Exercise brief
Set the data down again, exactly as it reads, but without the pictures.

Data extract

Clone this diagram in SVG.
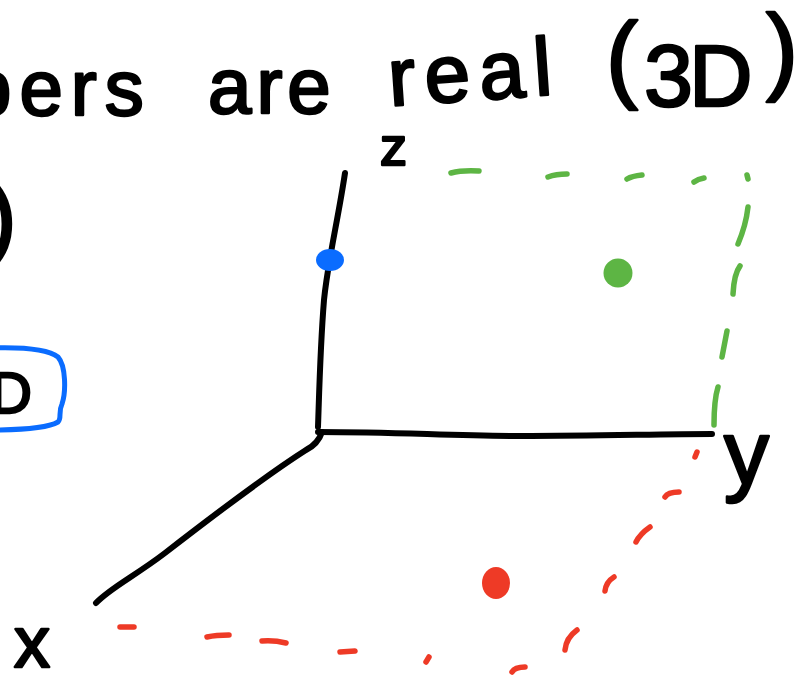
<svg xmlns="http://www.w3.org/2000/svg" width="810" height="676" viewBox="0 0 810 676">
<style>
.t{font-family:"Liberation Sans",Arial,sans-serif;fill:#000;stroke:#000;stroke-width:2.5;stroke-linejoin:round;}
.ax{fill:none;stroke:#000;stroke-width:6;stroke-linecap:round;stroke-linejoin:round;}
.g{fill:none;stroke:#5db544;stroke-width:5.5;stroke-linecap:round;}
.r{fill:none;stroke:#ee3a26;stroke-width:5.5;stroke-linecap:round;}
</style>
<rect width="810" height="676" fill="#fff"/>
<g id="title">
<text class="t" x="-32" y="115" font-size="78" letter-spacing="8">bers</text>
<text class="t" x="208" y="113" font-size="78" letter-spacing="5">are</text>
<text class="t" x="390" y="106" font-size="82" letter-spacing="9" transform="rotate(-4 390 106)">real</text>
<text class="t" stroke-width="1.5"><tspan x="606" y="90" font-size="96">(</tspan><tspan x="644" y="106" font-size="88" letter-spacing="-4">3D</tspan><tspan x="766" y="82" font-size="96">)</tspan></text>
</g>
<g id="left-fragments">
<text class="t" x="-14" y="248" font-size="92" stroke-width="1.5">)</text>
<path d="M-10 348 C20 347 48 349 58 357 C66 366 66 392 62 404 C58 412 62 418 58 422 C48 428 20 430 -10 430" fill="none" stroke="#0a6cff" stroke-width="5"/>
<text class="t" x="-10" y="413" font-size="58" stroke-width="1.5">D</text>
</g>
<g id="axes" class="connectors">
<path class="ax" d="M345 173 C338 220 328 260 324 300 C320 350 319 400 318 427"/>
<path class="ax" d="M318 432 C400 432 450 436 520 436 C600 436 660 434 712 434"/>
<path class="ax" d="M322 432 Q318 444 306 450 C262 478 205 522 165 553 C135 576 110 588 96 603"/>
</g>
<g id="green-plane" class="connectors">
<path class="g" d="M451 173 Q462 170 479 171"/>
<path class="g" d="M548 177 Q556 174 567 174"/>
<path class="g" d="M627 179 Q632 176 642 175"/>
<path class="g" d="M694 182 Q698 179 704 178"/>
<path class="g" d="M747 175 L748 179"/>
<path class="g" d="M748 207 Q746 225 738 244"/>
<path class="g" d="M740 266 Q734 274 733 294"/>
<path class="g" d="M727 331 L722 357"/>
<path class="g" d="M718 387 Q714 400 714 425"/>
</g>
<g id="red-plane" class="connectors">
<path class="r" d="M120 627 L134 627"/>
<path class="r" d="M207 637 Q216 635 229 635"/>
<path class="r" d="M262 641 Q274 640 286 643"/>
<path class="r" d="M340 652 L355 651"/>
<path class="r" d="M429 657 L426 662"/>
<path class="r" d="M512 672 Q515 667 525 667"/>
<path class="r" d="M565 650 Q566 638 577 630"/>
<path class="r" d="M605 591 Q606 582 614 577"/>
<path class="r" d="M636 542 Q640 534 650 527"/>
<path class="r" d="M665 497 Q668 492 679 492"/>
<path class="r" d="M695 457 L697 452"/>
</g>
<g id="points">
<ellipse id="blue-point" cx="330" cy="260" rx="14" ry="11" fill="#0a6cff"/>
<circle id="green-point" cx="618" cy="273" r="14.5" fill="#5db544"/>
<ellipse id="red-point" cx="496" cy="583" rx="14" ry="16" fill="#ee3a26"/>
</g>
<g id="labels">
<text class="t" x="380" y="165" font-size="54">z</text>
<text class="t" x="724" y="484" font-size="90" stroke-width="2">y</text>
<text class="t" x="14" y="667" font-size="72" stroke-width="2">x</text>
</g>
</svg>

Answer in full
Clone this diagram in SVG.
<svg xmlns="http://www.w3.org/2000/svg" width="810" height="676" viewBox="0 0 810 676">
<style>
.t{font-family:"Liberation Sans",Arial,sans-serif;fill:#000;stroke:#000;stroke-width:2.5;stroke-linejoin:round;}
.ax{fill:none;stroke:#000;stroke-width:6;stroke-linecap:round;stroke-linejoin:round;}
.g{fill:none;stroke:#5db544;stroke-width:5.5;stroke-linecap:round;}
.r{fill:none;stroke:#ee3a26;stroke-width:5.5;stroke-linecap:round;}
</style>
<rect width="810" height="676" fill="#fff"/>
<g id="title">
<text class="t" x="-32" y="115" font-size="78" letter-spacing="8">bers</text>
<text class="t" x="208" y="113" font-size="78" letter-spacing="5">are</text>
<text class="t" x="390" y="106" font-size="82" letter-spacing="9" transform="rotate(-4 390 106)">real</text>
<text class="t" stroke-width="1.5"><tspan x="606" y="90" font-size="96">(</tspan><tspan x="644" y="106" font-size="88" letter-spacing="-4">3D</tspan><tspan x="766" y="82" font-size="96">)</tspan></text>
</g>
<g id="left-fragments">
<text class="t" x="-14" y="248" font-size="92" stroke-width="1.5">)</text>
<path d="M-10 348 C20 347 48 349 58 357 C66 366 66 392 62 404 C58 412 62 418 58 422 C48 428 20 430 -10 430" fill="none" stroke="#0a6cff" stroke-width="5"/>
<text class="t" x="-10" y="413" font-size="58" stroke-width="1.5">D</text>
</g>
<g id="axes" class="connectors">
<path class="ax" d="M345 173 C338 220 328 260 324 300 C320 350 319 400 318 427"/>
<path class="ax" d="M318 432 C400 432 450 436 520 436 C600 436 660 434 712 434"/>
<path class="ax" d="M322 432 Q318 444 306 450 C262 478 205 522 165 553 C135 576 110 588 96 603"/>
</g>
<g id="green-plane" class="connectors">
<path class="g" d="M451 173 Q462 170 479 171"/>
<path class="g" d="M548 177 Q556 174 567 174"/>
<path class="g" d="M627 179 Q632 176 642 175"/>
<path class="g" d="M694 182 Q698 179 704 178"/>
<path class="g" d="M747 175 L748 179"/>
<path class="g" d="M748 207 Q746 225 738 244"/>
<path class="g" d="M740 266 Q734 274 733 294"/>
<path class="g" d="M727 331 L722 357"/>
<path class="g" d="M718 387 Q714 400 714 425"/>
</g>
<g id="red-plane" class="connectors">
<path class="r" d="M120 627 L134 627"/>
<path class="r" d="M207 637 Q216 635 229 635"/>
<path class="r" d="M262 641 Q274 640 286 643"/>
<path class="r" d="M340 652 L355 651"/>
<path class="r" d="M429 657 L426 662"/>
<path class="r" d="M512 672 Q515 667 525 667"/>
<path class="r" d="M565 650 Q566 638 577 630"/>
<path class="r" d="M605 591 Q606 582 614 577"/>
<path class="r" d="M636 542 Q640 534 650 527"/>
<path class="r" d="M665 497 Q668 492 679 492"/>
<path class="r" d="M695 457 L697 452"/>
</g>
<g id="points">
<ellipse id="blue-point" cx="330" cy="260" rx="14" ry="11" fill="#0a6cff"/>
<circle id="green-point" cx="618" cy="273" r="14.5" fill="#5db544"/>
<ellipse id="red-point" cx="496" cy="583" rx="14" ry="16" fill="#ee3a26"/>
</g>
<g id="labels">
<text class="t" x="380" y="165" font-size="54">z</text>
<text class="t" x="724" y="484" font-size="90" stroke-width="2">y</text>
<text class="t" x="14" y="667" font-size="72" stroke-width="2">x</text>
</g>
</svg>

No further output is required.